The charges against Raue indicated he had accepted bribes from contractors before the dormitory fire.
In pleading guilty to one count of bribery, he acknowledged that a contractor paid him between $30,000 and $70,000 in 2005 to ensure the contractor continued to get work at the school.
When Raue was superintendent at the school, it had more than 600 students from the Crow Creek Sioux reservation in central South Dakota as well as students from other areas. The school had a good academic reputation and met annual goals under the federal No Child Left Behind school improvement law.
Earlier Monday, an electrical contractor was sentenced to two years of probation for failing to report a felony in the bribery scheme.
John Nystrom, 55, of Pierre was originally charged with seven counts of bribery, but those charges were dropped when he pleaded guilty to failing to report a felony.
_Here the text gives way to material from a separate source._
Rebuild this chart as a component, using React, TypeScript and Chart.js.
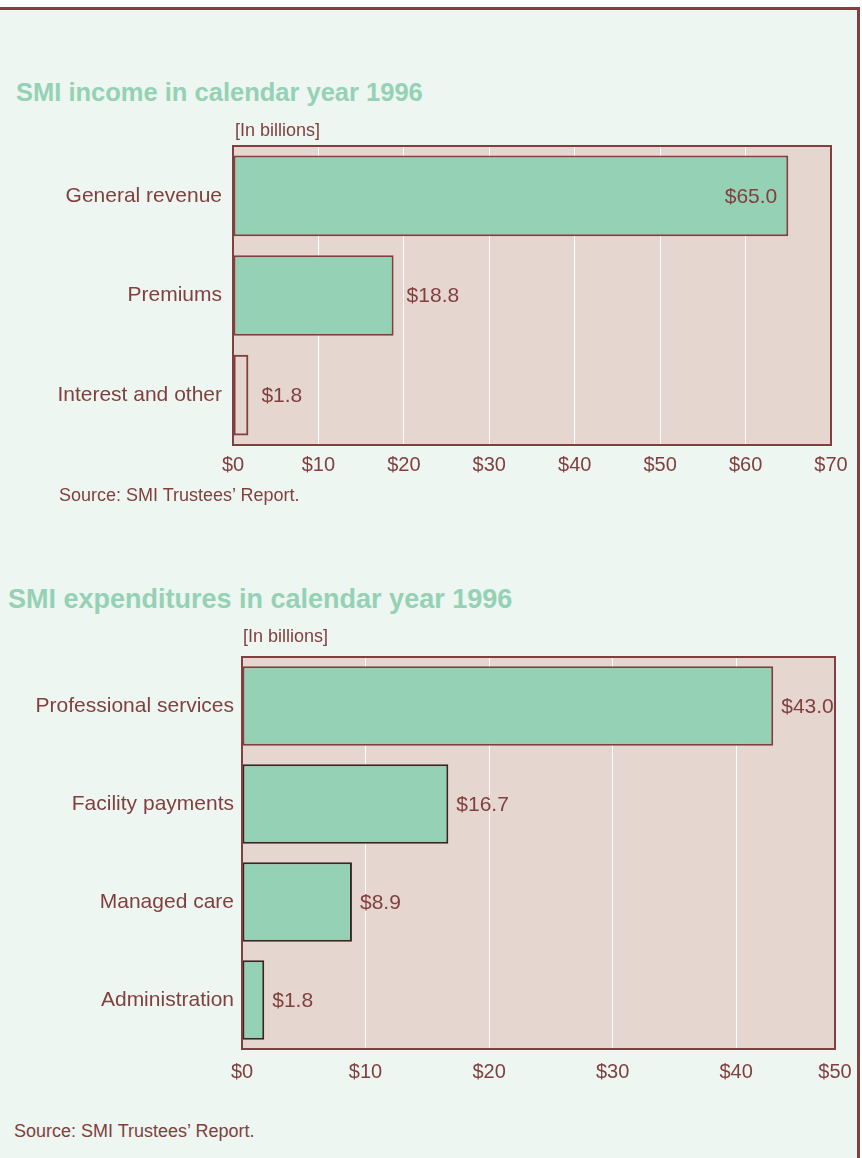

The offense carries a maximum sentence of three years in prison, but Schreier sentenced Nystrom to probation and fined him $5,000 after noting that he had no prior criminal record, was a county commissioner for eight years and participates in many community organizations. Nystrom must also repay the Crow Creek tribe $20,515 and perform 100 hours of community service.
Nystrom’s lawyer, former U.S. Attorney Jim McMahon, said Nystrom failed to report a felony when he did not tell officials that a subcontractor was being paid by him and by the tribe for the same work.
Zuercher, the prosecutor, agreed that Nystrom should be sentenced to probation, but said Nystrom had acknowledged that he concealed the illegal activity involved in the school construction. Nystrom also made payments of about $35,000 to the school’s superintendent, Zuercher said.